Instructions for the task
Below are records that hold pictures; write out only the lines from their start through the line with "v_40), (t_50, v_50)]", exactly, and drop the pictures.

Records for the task

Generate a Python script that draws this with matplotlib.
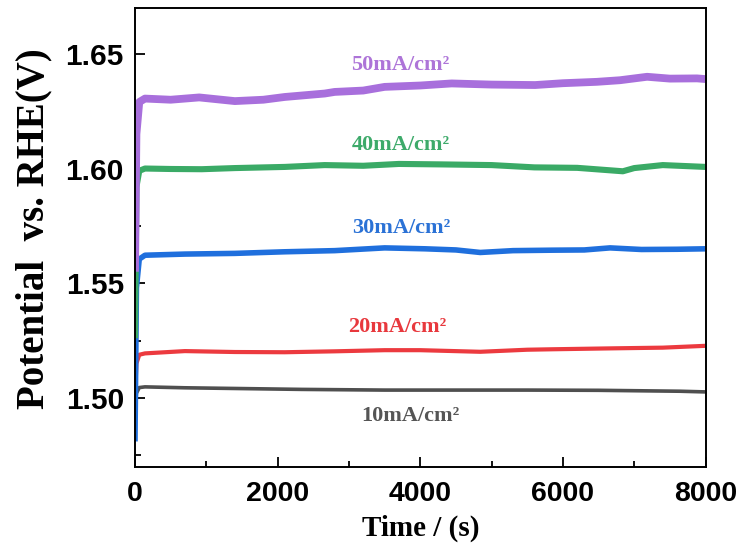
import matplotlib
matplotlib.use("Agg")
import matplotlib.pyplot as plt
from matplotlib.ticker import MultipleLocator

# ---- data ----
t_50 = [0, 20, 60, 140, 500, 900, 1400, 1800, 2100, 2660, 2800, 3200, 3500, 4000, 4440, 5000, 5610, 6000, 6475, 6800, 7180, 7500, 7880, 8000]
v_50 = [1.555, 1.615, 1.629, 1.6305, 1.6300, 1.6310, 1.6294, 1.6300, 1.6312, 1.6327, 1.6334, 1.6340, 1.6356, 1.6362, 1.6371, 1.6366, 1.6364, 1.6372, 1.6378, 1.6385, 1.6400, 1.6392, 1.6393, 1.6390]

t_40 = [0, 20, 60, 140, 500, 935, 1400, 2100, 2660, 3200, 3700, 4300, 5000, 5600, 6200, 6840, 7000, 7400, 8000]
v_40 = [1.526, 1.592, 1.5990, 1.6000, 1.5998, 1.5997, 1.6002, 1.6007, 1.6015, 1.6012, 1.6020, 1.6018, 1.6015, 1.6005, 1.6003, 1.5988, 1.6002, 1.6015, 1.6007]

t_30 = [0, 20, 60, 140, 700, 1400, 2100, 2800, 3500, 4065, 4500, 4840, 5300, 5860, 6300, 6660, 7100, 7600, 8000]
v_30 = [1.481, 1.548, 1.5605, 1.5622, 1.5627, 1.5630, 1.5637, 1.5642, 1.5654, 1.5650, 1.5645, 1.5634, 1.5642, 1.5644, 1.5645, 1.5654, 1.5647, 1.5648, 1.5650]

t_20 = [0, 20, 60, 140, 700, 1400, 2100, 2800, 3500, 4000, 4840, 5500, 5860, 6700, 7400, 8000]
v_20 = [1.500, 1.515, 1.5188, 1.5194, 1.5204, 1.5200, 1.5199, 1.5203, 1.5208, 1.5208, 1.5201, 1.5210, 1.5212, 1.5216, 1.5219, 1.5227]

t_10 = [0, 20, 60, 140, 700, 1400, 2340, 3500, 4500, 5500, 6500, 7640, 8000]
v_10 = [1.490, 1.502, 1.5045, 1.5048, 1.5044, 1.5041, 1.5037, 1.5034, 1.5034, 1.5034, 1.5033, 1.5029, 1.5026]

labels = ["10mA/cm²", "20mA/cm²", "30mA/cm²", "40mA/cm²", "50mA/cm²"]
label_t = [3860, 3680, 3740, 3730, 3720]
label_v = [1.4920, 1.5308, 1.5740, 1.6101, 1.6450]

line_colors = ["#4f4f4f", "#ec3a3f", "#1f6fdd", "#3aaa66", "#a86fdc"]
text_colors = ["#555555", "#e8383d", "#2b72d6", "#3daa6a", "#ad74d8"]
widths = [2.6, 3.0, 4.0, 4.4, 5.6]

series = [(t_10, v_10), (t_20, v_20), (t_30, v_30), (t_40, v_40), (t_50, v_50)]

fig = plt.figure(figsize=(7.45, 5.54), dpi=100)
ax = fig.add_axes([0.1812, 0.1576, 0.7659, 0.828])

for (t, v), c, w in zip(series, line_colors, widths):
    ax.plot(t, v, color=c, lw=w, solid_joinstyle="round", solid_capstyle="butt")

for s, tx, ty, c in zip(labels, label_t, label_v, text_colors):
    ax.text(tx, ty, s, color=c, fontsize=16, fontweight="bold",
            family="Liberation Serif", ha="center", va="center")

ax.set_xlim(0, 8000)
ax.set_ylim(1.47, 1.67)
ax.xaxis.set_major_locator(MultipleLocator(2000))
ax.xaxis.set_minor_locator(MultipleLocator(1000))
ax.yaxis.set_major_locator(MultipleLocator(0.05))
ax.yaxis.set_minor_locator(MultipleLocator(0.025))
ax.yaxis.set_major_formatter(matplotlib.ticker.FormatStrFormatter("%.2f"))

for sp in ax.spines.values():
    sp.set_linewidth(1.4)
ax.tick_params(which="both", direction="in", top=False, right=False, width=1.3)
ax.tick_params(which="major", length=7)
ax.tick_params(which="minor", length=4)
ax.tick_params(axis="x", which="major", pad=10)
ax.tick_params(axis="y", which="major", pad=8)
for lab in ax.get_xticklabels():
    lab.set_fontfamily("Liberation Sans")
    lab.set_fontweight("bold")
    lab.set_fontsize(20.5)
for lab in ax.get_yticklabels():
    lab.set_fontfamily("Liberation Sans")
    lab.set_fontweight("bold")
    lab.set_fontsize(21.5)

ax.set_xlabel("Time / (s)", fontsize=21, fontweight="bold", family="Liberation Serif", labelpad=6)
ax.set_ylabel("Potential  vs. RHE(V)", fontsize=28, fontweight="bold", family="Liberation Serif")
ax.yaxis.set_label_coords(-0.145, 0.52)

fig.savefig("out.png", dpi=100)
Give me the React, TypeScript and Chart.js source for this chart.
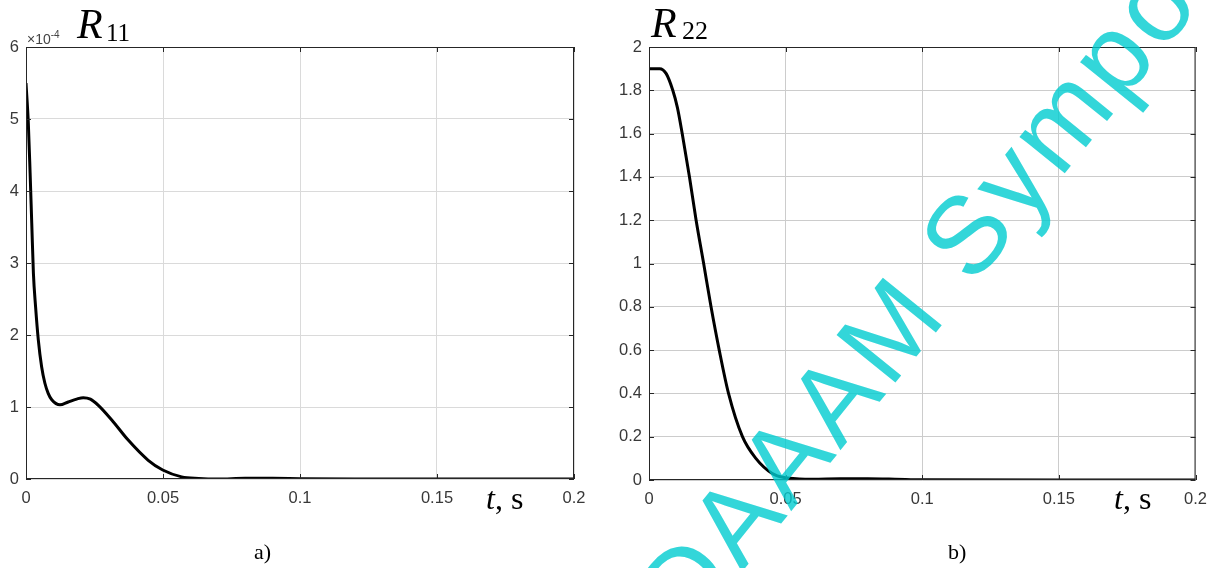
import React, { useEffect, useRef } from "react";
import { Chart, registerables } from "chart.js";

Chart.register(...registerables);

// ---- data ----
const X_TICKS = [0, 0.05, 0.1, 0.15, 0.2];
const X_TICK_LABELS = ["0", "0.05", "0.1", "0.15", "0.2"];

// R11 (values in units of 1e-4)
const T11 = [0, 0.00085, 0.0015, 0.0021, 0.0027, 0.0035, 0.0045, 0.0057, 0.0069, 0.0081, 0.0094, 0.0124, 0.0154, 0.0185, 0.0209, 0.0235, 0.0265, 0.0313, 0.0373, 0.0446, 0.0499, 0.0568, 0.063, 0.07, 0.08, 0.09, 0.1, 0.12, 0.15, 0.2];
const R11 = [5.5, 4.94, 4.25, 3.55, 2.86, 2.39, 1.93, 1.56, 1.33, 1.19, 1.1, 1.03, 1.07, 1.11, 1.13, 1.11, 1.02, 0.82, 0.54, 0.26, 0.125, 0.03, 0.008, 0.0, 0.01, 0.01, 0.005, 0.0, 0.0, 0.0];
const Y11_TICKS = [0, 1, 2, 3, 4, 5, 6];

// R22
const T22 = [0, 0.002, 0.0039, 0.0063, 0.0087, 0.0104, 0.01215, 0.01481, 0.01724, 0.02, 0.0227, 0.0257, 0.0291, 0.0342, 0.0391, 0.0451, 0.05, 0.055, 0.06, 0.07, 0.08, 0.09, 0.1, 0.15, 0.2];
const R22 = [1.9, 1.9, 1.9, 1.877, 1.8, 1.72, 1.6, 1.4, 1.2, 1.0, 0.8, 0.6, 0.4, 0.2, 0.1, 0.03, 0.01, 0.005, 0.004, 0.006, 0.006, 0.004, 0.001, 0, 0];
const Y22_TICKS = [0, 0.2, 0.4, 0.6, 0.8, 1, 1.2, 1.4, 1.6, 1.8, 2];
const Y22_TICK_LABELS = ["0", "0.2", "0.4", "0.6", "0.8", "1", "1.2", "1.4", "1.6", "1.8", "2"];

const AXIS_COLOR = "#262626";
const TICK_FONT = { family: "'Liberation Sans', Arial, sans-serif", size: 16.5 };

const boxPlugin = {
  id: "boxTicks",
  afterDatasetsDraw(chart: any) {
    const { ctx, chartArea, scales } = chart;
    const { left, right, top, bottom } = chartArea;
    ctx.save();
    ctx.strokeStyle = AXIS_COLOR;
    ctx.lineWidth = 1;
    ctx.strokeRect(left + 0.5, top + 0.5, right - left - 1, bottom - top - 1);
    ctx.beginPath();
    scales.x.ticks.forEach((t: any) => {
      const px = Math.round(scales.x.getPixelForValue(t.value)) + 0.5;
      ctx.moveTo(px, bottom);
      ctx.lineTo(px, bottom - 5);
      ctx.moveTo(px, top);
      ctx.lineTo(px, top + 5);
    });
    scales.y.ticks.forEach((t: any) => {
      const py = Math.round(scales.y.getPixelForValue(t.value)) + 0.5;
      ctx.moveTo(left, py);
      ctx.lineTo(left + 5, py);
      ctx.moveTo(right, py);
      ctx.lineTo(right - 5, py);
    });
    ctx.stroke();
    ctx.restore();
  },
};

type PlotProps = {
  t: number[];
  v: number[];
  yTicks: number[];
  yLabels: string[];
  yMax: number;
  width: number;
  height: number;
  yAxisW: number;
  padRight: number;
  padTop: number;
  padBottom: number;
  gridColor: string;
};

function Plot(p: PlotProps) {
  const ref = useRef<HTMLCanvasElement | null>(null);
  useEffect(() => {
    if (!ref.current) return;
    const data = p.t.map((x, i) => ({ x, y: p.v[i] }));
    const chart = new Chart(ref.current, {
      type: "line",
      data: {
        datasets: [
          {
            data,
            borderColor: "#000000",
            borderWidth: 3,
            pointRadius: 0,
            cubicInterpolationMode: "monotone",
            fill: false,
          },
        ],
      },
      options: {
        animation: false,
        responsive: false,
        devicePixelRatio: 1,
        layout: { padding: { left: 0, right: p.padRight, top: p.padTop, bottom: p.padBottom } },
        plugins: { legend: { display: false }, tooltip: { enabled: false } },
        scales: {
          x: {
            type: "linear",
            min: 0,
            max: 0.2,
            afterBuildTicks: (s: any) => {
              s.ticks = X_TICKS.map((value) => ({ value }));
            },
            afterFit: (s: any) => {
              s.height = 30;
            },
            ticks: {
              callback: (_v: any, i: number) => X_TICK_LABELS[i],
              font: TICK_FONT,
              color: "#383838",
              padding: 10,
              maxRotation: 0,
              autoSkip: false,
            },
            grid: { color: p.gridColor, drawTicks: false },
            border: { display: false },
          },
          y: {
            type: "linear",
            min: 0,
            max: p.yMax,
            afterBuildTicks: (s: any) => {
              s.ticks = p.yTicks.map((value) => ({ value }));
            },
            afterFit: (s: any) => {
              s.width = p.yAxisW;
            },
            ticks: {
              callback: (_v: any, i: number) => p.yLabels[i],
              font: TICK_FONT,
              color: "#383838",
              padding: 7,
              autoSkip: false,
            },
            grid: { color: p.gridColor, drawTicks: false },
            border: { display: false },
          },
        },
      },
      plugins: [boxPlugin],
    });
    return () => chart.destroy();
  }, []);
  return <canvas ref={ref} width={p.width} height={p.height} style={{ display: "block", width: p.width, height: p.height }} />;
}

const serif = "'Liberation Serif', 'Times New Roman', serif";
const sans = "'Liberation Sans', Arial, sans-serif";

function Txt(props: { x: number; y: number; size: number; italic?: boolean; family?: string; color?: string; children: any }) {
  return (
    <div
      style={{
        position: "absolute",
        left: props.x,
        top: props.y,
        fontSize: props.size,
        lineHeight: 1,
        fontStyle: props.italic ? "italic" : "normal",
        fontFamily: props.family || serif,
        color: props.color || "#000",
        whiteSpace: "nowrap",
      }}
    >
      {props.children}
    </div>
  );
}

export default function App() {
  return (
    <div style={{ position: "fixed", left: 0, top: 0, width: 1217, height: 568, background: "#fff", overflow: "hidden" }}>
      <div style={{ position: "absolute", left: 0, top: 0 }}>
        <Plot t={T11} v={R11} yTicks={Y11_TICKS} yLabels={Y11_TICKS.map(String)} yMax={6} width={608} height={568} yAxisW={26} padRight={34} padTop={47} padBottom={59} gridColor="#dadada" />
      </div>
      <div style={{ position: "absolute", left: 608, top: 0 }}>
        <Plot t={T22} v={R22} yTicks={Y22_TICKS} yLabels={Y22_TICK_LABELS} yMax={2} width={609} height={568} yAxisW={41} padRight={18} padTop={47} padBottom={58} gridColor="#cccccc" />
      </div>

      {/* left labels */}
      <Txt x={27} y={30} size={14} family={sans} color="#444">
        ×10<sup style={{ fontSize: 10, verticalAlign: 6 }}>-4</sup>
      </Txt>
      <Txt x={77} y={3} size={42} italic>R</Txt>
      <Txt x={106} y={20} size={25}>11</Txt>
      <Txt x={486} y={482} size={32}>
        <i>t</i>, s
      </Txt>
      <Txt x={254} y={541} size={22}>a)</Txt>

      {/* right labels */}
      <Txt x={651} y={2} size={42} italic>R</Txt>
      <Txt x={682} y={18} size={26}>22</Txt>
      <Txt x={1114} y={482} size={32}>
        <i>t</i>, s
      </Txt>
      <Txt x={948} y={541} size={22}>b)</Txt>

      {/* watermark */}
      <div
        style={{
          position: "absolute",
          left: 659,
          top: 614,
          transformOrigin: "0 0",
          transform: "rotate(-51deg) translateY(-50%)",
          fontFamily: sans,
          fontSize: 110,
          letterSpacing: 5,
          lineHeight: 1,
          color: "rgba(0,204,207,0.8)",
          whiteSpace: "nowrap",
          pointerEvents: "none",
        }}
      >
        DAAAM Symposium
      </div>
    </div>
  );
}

Solution for this task
Generate a Python script that draws this with matplotlib.
import matplotlib
matplotlib.use("Agg")
import matplotlib.pyplot as plt
from matplotlib.ticker import MultipleLocator

# ---- data ----
t_50 = [0, 20, 60, 140, 500, 900, 1400, 1800, 2100, 2660, 2800, 3200, 3500, 4000, 4440, 5000, 5610, 6000, 6475, 6800, 7180, 7500, 7880, 8000]
v_50 = [1.555, 1.615, 1.629, 1.6305, 1.6300, 1.6310, 1.6294, 1.6300, 1.6312, 1.6327, 1.6334, 1.6340, 1.6356, 1.6362, 1.6371, 1.6366, 1.6364, 1.6372, 1.6378, 1.6385, 1.6400, 1.6392, 1.6393, 1.6390]

t_40 = [0, 20, 60, 140, 500, 935, 1400, 2100, 2660, 3200, 3700, 4300, 5000, 5600, 6200, 6840, 7000, 7400, 8000]
v_40 = [1.526, 1.592, 1.5990, 1.6000, 1.5998, 1.5997, 1.6002, 1.6007, 1.6015, 1.6012, 1.6020, 1.6018, 1.6015, 1.6005, 1.6003, 1.5988, 1.6002, 1.6015, 1.6007]

t_30 = [0, 20, 60, 140, 700, 1400, 2100, 2800, 3500, 4065, 4500, 4840, 5300, 5860, 6300, 6660, 7100, 7600, 8000]
v_30 = [1.481, 1.548, 1.5605, 1.5622, 1.5627, 1.5630, 1.5637, 1.5642, 1.5654, 1.5650, 1.5645, 1.5634, 1.5642, 1.5644, 1.5645, 1.5654, 1.5647, 1.5648, 1.5650]

t_20 = [0, 20, 60, 140, 700, 1400, 2100, 2800, 3500, 4000, 4840, 5500, 5860, 6700, 7400, 8000]
v_20 = [1.500, 1.515, 1.5188, 1.5194, 1.5204, 1.5200, 1.5199, 1.5203, 1.5208, 1.5208, 1.5201, 1.5210, 1.5212, 1.5216, 1.5219, 1.5227]

t_10 = [0, 20, 60, 140, 700, 1400, 2340, 3500, 4500, 5500, 6500, 7640, 8000]
v_10 = [1.490, 1.502, 1.5045, 1.5048, 1.5044, 1.5041, 1.5037, 1.5034, 1.5034, 1.5034, 1.5033, 1.5029, 1.5026]

labels = ["10mA/cm²", "20mA/cm²", "30mA/cm²", "40mA/cm²", "50mA/cm²"]
label_t = [3860, 3680, 3740, 3730, 3720]
label_v = [1.4920, 1.5308, 1.5740, 1.6101, 1.6450]

line_colors = ["#4f4f4f", "#ec3a3f", "#1f6fdd", "#3aaa66", "#a86fdc"]
text_colors = ["#555555", "#e8383d", "#2b72d6", "#3daa6a", "#ad74d8"]
widths = [2.6, 3.0, 4.0, 4.4, 5.6]

series = [(t_10, v_10), (t_20, v_20), (t_30, v_30), (t_40, v_40), (t_50, v_50)]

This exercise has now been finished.